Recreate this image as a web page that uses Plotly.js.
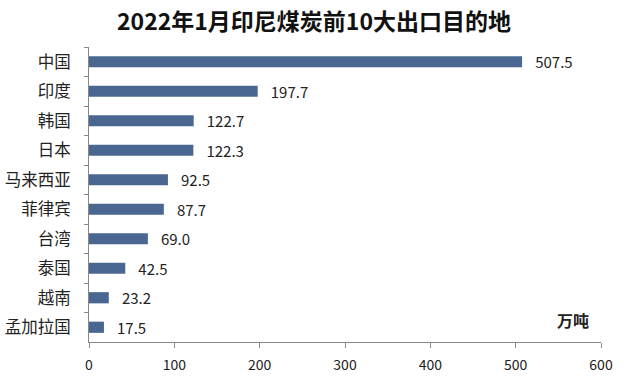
<!DOCTYPE html>
<html><head><meta charset="utf-8">
<script src="https://cdn.plot.ly/plotly-3.0.1.min.js"></script>
<style>html,body{margin:0;padding:0;background:#fff}</style>
</head><body>
<div id="chart" style="width:628px;height:381px"></div>
<script>
const countries = ["中国","印度","韩国","日本","马来西亚","菲律宾","台湾","泰国","越南","孟加拉国"];
const exports = [507.5,197.7,122.7,122.3,92.5,87.7,69.0,42.5,23.2,17.5];
const xTicks = [0,100,200,300,400,500,600];
const font = '"Noto Sans CJK SC", "Noto Sans", sans-serif';

Plotly.newPlot('chart', [{
  type: 'bar', orientation: 'h',
  x: exports, y: countries,
  marker: {color: '#4a6791'},
  width: 0.38,
  text: exports.map(v => '\u00a0\u00a0\u00a0' + v.toFixed(1)),
  textposition: 'outside',
  constraintext: 'none',
  cliponaxis: false,
  textfont: {family: font, size: 15, color: '#222'},
  hoverinfo: 'none'
}], {
  width: 628, height: 381,
  margin: {l: 89, r: 27, t: 47, b: 39},
  paper_bgcolor: '#fff', plot_bgcolor: '#fff',
  font: {family: font, size: 14, color: '#222'},
  title: {text: '<b>2022年1月印尼煤炭前10大出口目的地</b>', x: 0.5, xanchor: 'center', y: 0.942, yanchor: 'middle', font: {family: font, size: 23, color: '#111'}},
  xaxis: {range: [0, 600], tickvals: xTicks, ticks: 'outside', ticklen: 5, tickcolor: '#888',
    showline: true, linecolor: '#888', showgrid: false, zeroline: false, fixedrange: true, ticklabelstandoff: 5,
    tickfont: {size: 14, color: '#222'}},
  yaxis: {autorange: 'reversed', type: 'category', ticks: 'outside', tickson: 'boundaries', ticklen: 4, tickcolor: '#888',
    showline: true, linecolor: '#888', showgrid: false, fixedrange: true, ticklabelstandoff: 14,
    tickfont: {size: 16.5, color: '#222'}},
  annotations: [{text: '<b>万吨</b>', xref: 'paper', yref: 'paper', x: 0.945, y: 0.075, xanchor: 'center', yanchor: 'middle', showarrow: false, font: {size: 16, color: '#222'}}],
  showlegend: false
}, {displayModeBar: false, staticPlot: true});
</script>
</body></html>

The problem:
Quote the material word for word, dropping any images it holds.

Task answer:
Recreate this image as a web page that uses Plotly.js.
<!DOCTYPE html>
<html><head><meta charset="utf-8">
<script src="https://cdn.plot.ly/plotly-3.0.1.min.js"></script>
<style>html,body{margin:0;padding:0;background:#fff}</style>
</head><body>
<div id="chart" style="width:628px;height:381px"></div>
<script>
const countries = ["中国","印度","韩国","日本","马来西亚","菲律宾","台湾","泰国","越南","孟加拉国"];
const exports = [507.5,197.7,122.7,122.3,92.5,87.7,69.0,42.5,23.2,17.5];
const xTicks = [0,100,200,300,400,500,600];
const font = '"Noto Sans CJK SC", "Noto Sans", sans-serif';

Plotly.newPlot('chart', [{
  type: 'bar', orientation: 'h',
  x: exports, y: countries,
  marker: {color: '#4a6791'},
  width: 0.38,
  text: exports.map(v => '\u00a0\u00a0\u00a0' + v.toFixed(1)),
  textposition: 'outside',
  constraintext: 'none',
  cliponaxis: false,
  textfont: {family: font, size: 15, color: '#222'},
  hoverinfo: 'none'
}], {
  width: 628, height: 381,
  margin: {l: 89, r: 27, t: 47, b: 39},
  paper_bgcolor: '#fff', plot_bgcolor: '#fff',
  font: {family: font, size: 14, color: '#222'},
  title: {text: '<b>2022年1月印尼煤炭前10大出口目的地</b>', x: 0.5, xanchor: 'center', y: 0.942, yanchor: 'middle', font: {family: font, size: 23, color: '#111'}},
  xaxis: {range: [0, 600], tickvals: xTicks, ticks: 'outside', ticklen: 5, tickcolor: '#888',
    showline: true, linecolor: '#888', showgrid: false, zeroline: false, fixedrange: true, ticklabelstandoff: 5,
    tickfont: {size: 14, color: '#222'}},
  yaxis: {autorange: 'reversed', type: 'category', ticks: 'outside', tickson: 'boundaries', ticklen: 4, tickcolor: '#888',
    showline: true, linecolor: '#888', showgrid: false, fixedrange: true, ticklabelstandoff: 14,
    tickfont: {size: 16.5, color: '#222'}},
  annotations: [{text: '<b>万吨</b>', xref: 'paper', yref: 'paper', x: 0.945, y: 0.075, xanchor: 'center', yanchor: 'middle', showarrow: false, font: {size: 16, color: '#222'}}],
  showlegend: false
}, {displayModeBar: false, staticPlot: true});
</script>
</body></html>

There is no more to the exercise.